▶ _Job_: Retype each line of the material exactly, please, skipping any picture in it.

▶ _Given data_:
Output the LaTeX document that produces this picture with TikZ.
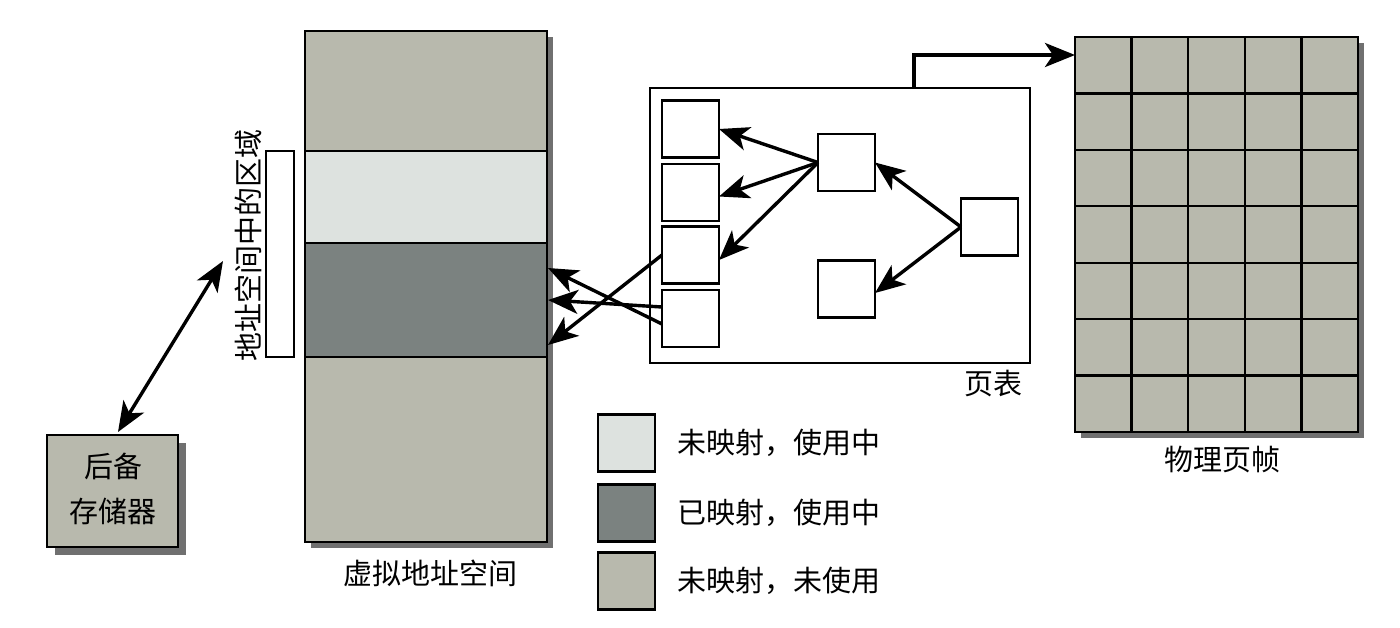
\documentclass[tikz,border=0pt]{standalone}
\usepackage{fontspec}
\newfontfamily\cjk{Noto Sans CJK SC}
\usetikzlibrary{arrows.meta,calc}
\definecolor{unusedc}{HTML}{B8B9AD}
\definecolor{lightc}{HTML}{DDE2DF}
\definecolor{darkc}{HTML}{7B8280}
\definecolor{shadowc}{HTML}{707070}
\begin{document}
\begin{tikzpicture}[x=0.5pt,y=-0.5pt,
  font=\cjk\fontsize{14.5}{17}\selectfont,
  box/.style={draw=black, line width=1.15pt, inner sep=0pt, outer sep=0pt},
  cell/.style={box, fill=white, minimum width=28.5pt, minimum height=28.5pt},
  band/.style={box, anchor=north west, minimum width=121pt},
  tip/.style={},
  arr/.style={line width=1.7pt, -{Stealth[length=15pt,width=12pt,inset=4pt]}},
  darr/.style={line width=1.7pt, {Stealth[length=15pt,width=12pt,inset=4pt]}-{Stealth[length=15pt,width=12pt,inset=4pt]}},
  lbl/.style={inner sep=0pt}]
\useasboundingbox (0,0) rectangle (1400,627);
\fill[white] (0,0) rectangle (1400,627);
% shadows
\fill[shadowc] (311,37) rectangle (553,548);
\fill[shadowc] (55,443) rectangle (186,555);
\fill[shadowc] (1081,43) rectangle (1364,438);
% virtual address space
\node[band, fill=unusedc, minimum height=60pt] (top) at (305,31) {};
\node[band, fill=lightc, minimum height=46pt] (light) at (305,151) {};
\node[band, fill=darkc, minimum height=57pt] (dark) at (305,243) {};
\node[band, fill=unusedc, minimum height=92.5pt] (bot) at (305,357) {};
\node[band, minimum height=255.5pt] (vas) at (305,31) {};
\node[lbl] (vlabel) at (430,573) {虚拟地址空间};
% region
\node[box, fill=white, anchor=north west, minimum width=14pt, minimum height=103pt] (region) at (266,151) {};
\node[lbl, rotate=90] (rlabel) at (248,245) {地址空间中的区域};
% backing store
\node[box, fill=unusedc, anchor=north west, minimum width=65.5pt, minimum height=56pt] (bs) at (47,435) {};
\node[lbl, align=center, font=\cjk\fontsize{14.5}{22.5}\selectfont] (bstext) at (113,489) {后备\\存储器};
\coordinate (da1) at (118,432);
\coordinate (da2) at (223,261);
\draw[darr] (da1) -- (da2);
% page table
\node[box, fill=white, anchor=north west, minimum width=190pt, minimum height=137.5pt] (pt) at (650,88) {};
\node[lbl] (ptl) at (993,384) {页表};
\node[cell] (c1) at (690.5,129) {};
\node[cell] (c2) at (690.5,192.5) {};
\node[cell] (c3) at (690.5,255) {};
\node[cell] (c4) at (690.5,318.5) {};
\node[cell] (A) at (846.5,162.5) {};
\node[cell] (B) at (846.5,289) {};
\node[cell] (C) at (989.5,227) {};
\draw[arr] (A.west) -- (c1.east);
\draw[arr] (A.west) -- ([yshift=-2pt]c2.east);
\draw[arr] (A.west) -- ([yshift=-2.5pt]c3.east);
\draw[arr] (C.west) -- (A.east);
\draw[arr] (C.west) -- ([yshift=-2pt]B.east);
\coordinate (v1) at (548,268);
\coordinate (v2) at (548,300);
\coordinate (v3) at (548,345);
\draw[arr] (c3.west) -- (v3);
\draw[arr] ([yshift=5.75pt]c4.west) -- (v2);
\draw[arr] ([yshift=-2.75pt]c4.west) -- (v1);
% physical frames
\node[box, fill=unusedc, anchor=north west, minimum width=141.5pt, minimum height=197.5pt] (grid) at (1075,37) {};
\foreach \i in {1,...,4}
  \draw[line width=1.15pt] ($(grid.north west)!\i/5!(grid.north east)$) -- ($(grid.south west)!\i/5!(grid.south east)$);
\foreach \j in {1,...,6}
  \draw[line width=1.15pt] ($(grid.north west)!\j/7!(grid.south west)$) -- ($(grid.north east)!\j/7!(grid.south east)$);
\node[lbl] (glabel) at (1222,460) {物理页帧};
\draw[arr, line width=2pt] ([xshift=37pt]pt.north) |- ([yshift=-9pt]grid.north west);
% legend
\node[cell, fill=lightc] (l1) at (626.5,443) {};
\node[cell, fill=darkc] (l2) at (626.5,513) {};
\node[cell, fill=unusedc] (l3) at (626.5,581) {};
\node[lbl, anchor=west, xshift=11pt] (t1) at (l1.east) {未映射，使用中};
\node[lbl, anchor=west, xshift=11pt] (t2) at (l2.east) {已映射，使用中};
\node[lbl, anchor=west, xshift=11pt] (t3) at (l3.east) {未映射，未使用};
\end{tikzpicture}
\end{document}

▶ _Task output_:
Output the LaTeX document that produces this picture with TikZ.
\documentclass[tikz,border=0pt]{standalone}
\usepackage{fontspec}
\newfontfamily\cjk{Noto Sans CJK SC}
\usetikzlibrary{arrows.meta,calc}
\definecolor{unusedc}{HTML}{B8B9AD}
\definecolor{lightc}{HTML}{DDE2DF}
\definecolor{darkc}{HTML}{7B8280}
\definecolor{shadowc}{HTML}{707070}
\begin{document}
\begin{tikzpicture}[x=0.5pt,y=-0.5pt,
  font=\cjk\fontsize{14.5}{17}\selectfont,
  box/.style={draw=black, line width=1.15pt, inner sep=0pt, outer sep=0pt},
  cell/.style={box, fill=white, minimum width=28.5pt, minimum height=28.5pt},
  band/.style={box, anchor=north west, minimum width=121pt},
  tip/.style={},
  arr/.style={line width=1.7pt, -{Stealth[length=15pt,width=12pt,inset=4pt]}},
  darr/.style={line width=1.7pt, {Stealth[length=15pt,width=12pt,inset=4pt]}-{Stealth[length=15pt,width=12pt,inset=4pt]}},
  lbl/.style={inner sep=0pt}]
\useasboundingbox (0,0) rectangle (1400,627);
\fill[white] (0,0) rectangle (1400,627);
% shadows
\fill[shadowc] (311,37) rectangle (553,548);
\fill[shadowc] (55,443) rectangle (186,555);
\fill[shadowc] (1081,43) rectangle (1364,438);
% virtual address space
\node[band, fill=unusedc, minimum height=60pt] (top) at (305,31) {};
\node[band, fill=lightc, minimum height=46pt] (light) at (305,151) {};
\node[band, fill=darkc, minimum height=57pt] (dark) at (305,243) {};
\node[band, fill=unusedc, minimum height=92.5pt] (bot) at (305,357) {};
\node[band, minimum height=255.5pt] (vas) at (305,31) {};
\node[lbl] (vlabel) at (430,573) {虚拟地址空间};
% region
\node[box, fill=white, anchor=north west, minimum width=14pt, minimum height=103pt] (region) at (266,151) {};
\node[lbl, rotate=90] (rlabel) at (248,245) {地址空间中的区域};
% backing store
\node[box, fill=unusedc, anchor=north west, minimum width=65.5pt, minimum height=56pt] (bs) at (47,435) {};
\node[lbl, align=center, font=\cjk\fontsize{14.5}{22.5}\selectfont] (bstext) at (113,489) {后备\\存储器};
\coordinate (da1) at (118,432);
\coordinate (da2) at (223,261);
\draw[darr] (da1) -- (da2);
% page table
\node[box, fill=white, anchor=north west, minimum width=190pt, minimum height=137.5pt] (pt) at (650,88) {};
\node[lbl] (ptl) at (993,384) {页表};
\node[cell] (c1) at (690.5,129) {};
\node[cell] (c2) at (690.5,192.5) {};
\node[cell] (c3) at (690.5,255) {};
\node[cell] (c4) at (690.5,318.5) {};
\node[cell] (A) at (846.5,162.5) {};
\node[cell] (B) at (846.5,289) {};
\node[cell] (C) at (989.5,227) {};
\draw[arr] (A.west) -- (c1.east);
\draw[arr] (A.west) -- ([yshift=-2pt]c2.east);
\draw[arr] (A.west) -- ([yshift=-2.5pt]c3.east);
\draw[arr] (C.west) -- (A.east);
\draw[arr] (C.west) -- ([yshift=-2pt]B.east);
\coordinate (v1) at (548,268);
\coordinate (v2) at (548,300);
\coordinate (v3) at (548,345);
\draw[arr] (c3.west) -- (v3);
\draw[arr] ([yshift=5.75pt]c4.west) -- (v2);
\draw[arr] ([yshift=-2.75pt]c4.west) -- (v1);
% physical frames
\node[box, fill=unusedc, anchor=north west, minimum width=141.5pt, minimum height=197.5pt] (grid) at (1075,37) {};
\foreach \i in {1,...,4}
  \draw[line width=1.15pt] ($(grid.north west)!\i/5!(grid.north east)$) -- ($(grid.south west)!\i/5!(grid.south east)$);
\foreach \j in {1,...,6}
  \draw[line width=1.15pt] ($(grid.north west)!\j/7!(grid.south west)$) -- ($(grid.north east)!\j/7!(grid.south east)$);
\node[lbl] (glabel) at (1222,460) {物理页帧};
\draw[arr, line width=2pt] ([xshift=37pt]pt.north) |- ([yshift=-9pt]grid.north west);
% legend
\node[cell, fill=lightc] (l1) at (626.5,443) {};
\node[cell, fill=darkc] (l2) at (626.5,513) {};
\node[cell, fill=unusedc] (l3) at (626.5,581) {};
\node[lbl, anchor=west, xshift=11pt] (t1) at (l1.east) {未映射，使用中};
\node[lbl, anchor=west, xshift=11pt] (t2) at (l2.east) {已映射，使用中};
\node[lbl, anchor=west, xshift=11pt] (t3) at (l3.east) {未映射，未使用};
\end{tikzpicture}
\end{document}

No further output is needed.